** begin **

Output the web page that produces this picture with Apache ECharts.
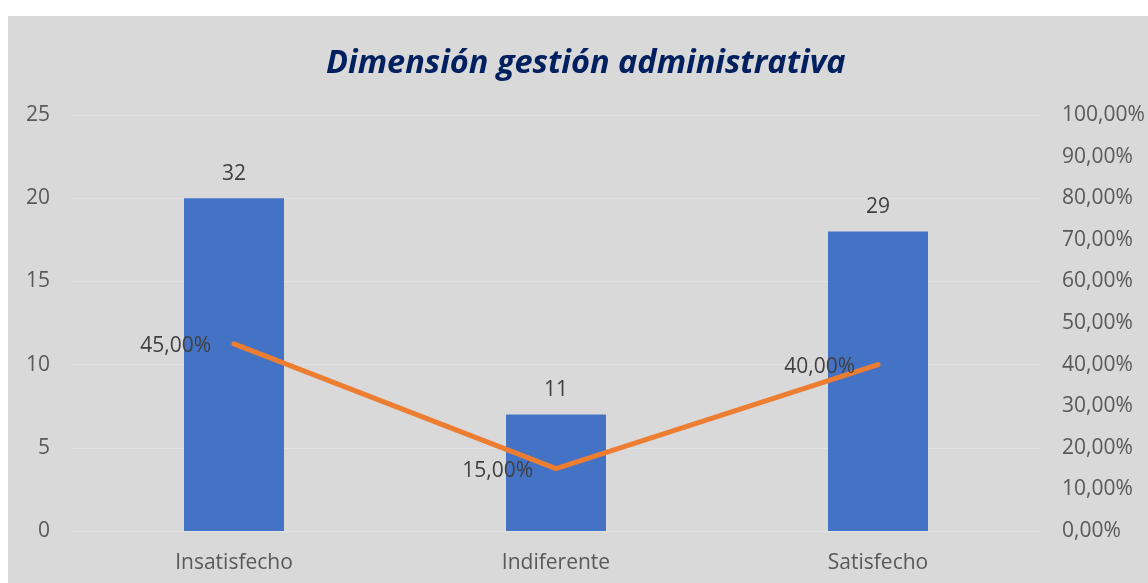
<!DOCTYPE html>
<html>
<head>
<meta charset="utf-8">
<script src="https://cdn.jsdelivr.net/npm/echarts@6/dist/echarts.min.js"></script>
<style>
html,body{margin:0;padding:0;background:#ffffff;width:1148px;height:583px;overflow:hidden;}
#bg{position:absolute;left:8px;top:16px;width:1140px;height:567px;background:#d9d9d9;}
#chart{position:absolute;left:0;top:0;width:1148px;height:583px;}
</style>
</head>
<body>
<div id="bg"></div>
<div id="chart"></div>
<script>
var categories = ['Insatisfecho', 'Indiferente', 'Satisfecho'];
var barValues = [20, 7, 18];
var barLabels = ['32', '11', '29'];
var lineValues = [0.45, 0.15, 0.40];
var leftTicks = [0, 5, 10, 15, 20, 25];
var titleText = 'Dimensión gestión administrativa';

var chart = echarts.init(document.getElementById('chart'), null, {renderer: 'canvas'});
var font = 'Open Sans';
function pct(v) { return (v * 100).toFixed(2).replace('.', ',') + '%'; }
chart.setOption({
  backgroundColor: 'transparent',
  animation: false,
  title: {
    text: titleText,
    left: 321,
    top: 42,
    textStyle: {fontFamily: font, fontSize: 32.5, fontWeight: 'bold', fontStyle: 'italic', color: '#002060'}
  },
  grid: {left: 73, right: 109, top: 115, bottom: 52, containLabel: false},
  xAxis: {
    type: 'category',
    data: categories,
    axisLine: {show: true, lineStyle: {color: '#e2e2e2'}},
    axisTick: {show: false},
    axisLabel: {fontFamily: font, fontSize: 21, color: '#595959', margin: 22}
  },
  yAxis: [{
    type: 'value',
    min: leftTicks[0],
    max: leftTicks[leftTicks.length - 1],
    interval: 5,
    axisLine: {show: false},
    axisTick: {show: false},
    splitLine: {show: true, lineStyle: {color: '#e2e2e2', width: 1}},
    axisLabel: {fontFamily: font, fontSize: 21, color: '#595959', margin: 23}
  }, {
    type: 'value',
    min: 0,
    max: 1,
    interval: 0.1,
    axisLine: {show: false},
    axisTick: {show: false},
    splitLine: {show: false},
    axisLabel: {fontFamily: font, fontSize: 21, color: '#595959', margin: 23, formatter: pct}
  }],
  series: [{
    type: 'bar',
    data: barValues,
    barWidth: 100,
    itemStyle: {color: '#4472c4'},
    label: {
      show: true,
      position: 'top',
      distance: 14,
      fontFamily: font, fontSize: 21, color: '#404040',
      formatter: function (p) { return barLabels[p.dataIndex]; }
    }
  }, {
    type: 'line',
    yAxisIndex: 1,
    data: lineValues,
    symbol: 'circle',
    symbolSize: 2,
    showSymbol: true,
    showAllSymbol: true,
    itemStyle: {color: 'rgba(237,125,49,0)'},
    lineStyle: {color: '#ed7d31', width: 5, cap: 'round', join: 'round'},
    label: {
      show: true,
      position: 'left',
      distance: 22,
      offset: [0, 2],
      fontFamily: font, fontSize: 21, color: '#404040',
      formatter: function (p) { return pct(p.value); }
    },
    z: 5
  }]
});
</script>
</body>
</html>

** end **

● What needs to be done
Write out the whole listing again, exactly, with no pictures.

● Answer to this task
Output the web page that produces this picture with Apache ECharts.
<!DOCTYPE html>
<html>
<head>
<meta charset="utf-8">
<script src="https://cdn.jsdelivr.net/npm/echarts@6/dist/echarts.min.js"></script>
<style>
html,body{margin:0;padding:0;background:#ffffff;width:1148px;height:583px;overflow:hidden;}
#bg{position:absolute;left:8px;top:16px;width:1140px;height:567px;background:#d9d9d9;}
#chart{position:absolute;left:0;top:0;width:1148px;height:583px;}
</style>
</head>
<body>
<div id="bg"></div>
<div id="chart"></div>
<script>
var categories = ['Insatisfecho', 'Indiferente', 'Satisfecho'];
var barValues = [20, 7, 18];
var barLabels = ['32', '11', '29'];
var lineValues = [0.45, 0.15, 0.40];
var leftTicks = [0, 5, 10, 15, 20, 25];
var titleText = 'Dimensión gestión administrativa';

var chart = echarts.init(document.getElementById('chart'), null, {renderer: 'canvas'});
var font = 'Open Sans';
function pct(v) { return (v * 100).toFixed(2).replace('.', ',') + '%'; }
chart.setOption({
  backgroundColor: 'transparent',
  animation: false,
  title: {
    text: titleText,
    left: 321,
    top: 42,
    textStyle: {fontFamily: font, fontSize: 32.5, fontWeight: 'bold', fontStyle: 'italic', color: '#002060'}
  },
  grid: {left: 73, right: 109, top: 115, bottom: 52, containLabel: false},
  xAxis: {
    type: 'category',
    data: categories,
    axisLine: {show: true, lineStyle: {color: '#e2e2e2'}},
    axisTick: {show: false},
    axisLabel: {fontFamily: font, fontSize: 21, color: '#595959', margin: 22}
  },
  yAxis: [{
    type: 'value',
    min: leftTicks[0],
    max: leftTicks[leftTicks.length - 1],
    interval: 5,
    axisLine: {show: false},
    axisTick: {show: false},
    splitLine: {show: true, lineStyle: {color: '#e2e2e2', width: 1}},
    axisLabel: {fontFamily: font, fontSize: 21, color: '#595959', margin: 23}
  }, {
    type: 'value',
    min: 0,
    max: 1,
    interval: 0.1,
    axisLine: {show: false},
    axisTick: {show: false},
    splitLine: {show: false},
    axisLabel: {fontFamily: font, fontSize: 21, color: '#595959', margin: 23, formatter: pct}
  }],
  series: [{
    type: 'bar',
    data: barValues,
    barWidth: 100,
    itemStyle: {color: '#4472c4'},
    label: {
      show: true,
      position: 'top',
      distance: 14,
      fontFamily: font, fontSize: 21, color: '#404040',
      formatter: function (p) { return barLabels[p.dataIndex]; }
    }
  }, {
    type: 'line',
    yAxisIndex: 1,
    data: lineValues,
    symbol: 'circle',
    symbolSize: 2,
    showSymbol: true,
    showAllSymbol: true,
    itemStyle: {color: 'rgba(237,125,49,0)'},
    lineStyle: {color: '#ed7d31', width: 5, cap: 'round', join: 'round'},
    label: {
      show: true,
      position: 'left',
      distance: 22,
      offset: [0, 2],
      fontFamily: font, fontSize: 21, color: '#404040',
      formatter: function (p) { return pct(p.value); }
    },
    z: 5
  }]
});
</script>
</body>
</html>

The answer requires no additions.